At the extreme, several Ivy League schools including Harvard and Dartmouth have a policy that a family on an income of less than $100,000 never pays a cent, nor does the student take a loan (though they may be required to work a pretty good university job, eg in a library or academic department, for a few hours per week during term time). Above that threshold there is a contribution but the asset calculator does not include the primary home or pension pots and it takes account of family size. I created a fake profile at Harvard as a Continental applicant with a family income of $175,000 pa (!) and including travel and health ins, my family was only paying about $20,000 pa. That’s barely more than the total costs of a British university when the exchange rate is bad, and I was posing as a fairly rich girl.
Other universities and elite four year colleges - the latter is a concept we don’t have in the UK but I will summarise below - offer less comprehensive aid, but this board has contained a number of posts from mums pleasantly shocked by what they have found.
The Fulbright Foundation which encourages bilateral UK-US educational exchange (Wm Fulbright was a distinguished US senator) has a website containing a lot of detailed information about this.
The elite four year colleges are staffed by academics who are superbly qualified nut decided at some point (in STEM usually after a postdoc) to focus more on teaching than research. So they don’t have PhD programmes.
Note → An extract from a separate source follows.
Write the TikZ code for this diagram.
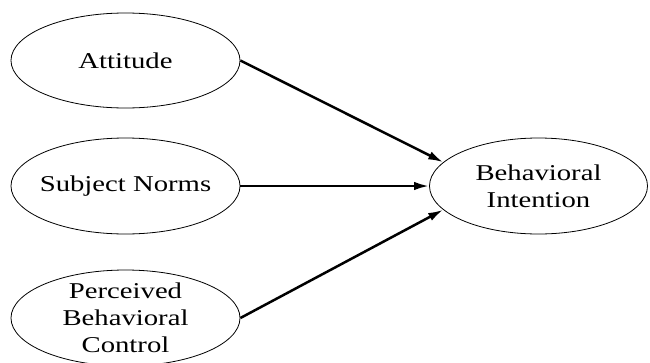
\documentclass[tikz,border=0pt]{standalone}
\usepackage{fontspec}
\usepackage{tikz}
\usetikzlibrary{arrows.meta,positioning,shapes.geometric}
\newfontfamily\diagfont{Liberation Serif}[FakeStretch=1.27]

\begin{document}
\begin{tikzpicture}[x=1pt, y=-1pt, >={Latex[length=15pt,width=8.5pt]},
    oval/.style={draw, ellipse, line width=0.8pt, inner xsep=-12pt, inner ysep=-10pt,
      align=center, font=\diagfont\fontsize{22.6}{27}\selectfont},
    link/.style={->, line width=2.5pt}]
  \useasboundingbox (0,0) rectangle (650,362);
  % predictors
  \node[oval, minimum width=229pt, minimum height=95pt] (att) at (125.5,60.5) {Attitude};
  \node[oval, minimum width=229pt, minimum height=96pt] (sn) at (125.5,186) {Subject Norms};
  \node[oval, minimum width=229pt, minimum height=96pt] (pbc) at (125.5,318)
    {Perceived\\ Behavioral\\ Control};
  % outcome
  \node[oval, minimum width=218pt, minimum height=96pt] (bi) at (538.5,186)
    {Behavioral\\ Intention};
  % paths
  \draw[link] (att.east) -- (bi.166);
  \draw[link] (sn.east) -- (bi.west);
  \draw[link] (pbc.east) -- (bi.194);
\end{tikzpicture}
\end{document}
Students get much more attention from academics than at universities. They can do independent study, summer projects, etc. Examples include Amherst, Swarthmore, Reed, the five Claremont Colleges east of LA, Oberlin and many, many more. A mum about a year ago on this board said she had a DC at Oxbridge, one at an Ivy and one at one of these colleges. The college student had the best experience. Amongst PG tutors and large employers the colleges are very well recognised; I am not sure about small employers in the UK (‘yes’ in the US).
Please forgive the detail; I myself have taught only at large universities in the US and UK. But some of our strongest American doctoral students (in a superb School) were from four year colleges, and I wanted to make clear that the education is recognised to be as good as any.
Anyway, your DS has a relatively nice problem!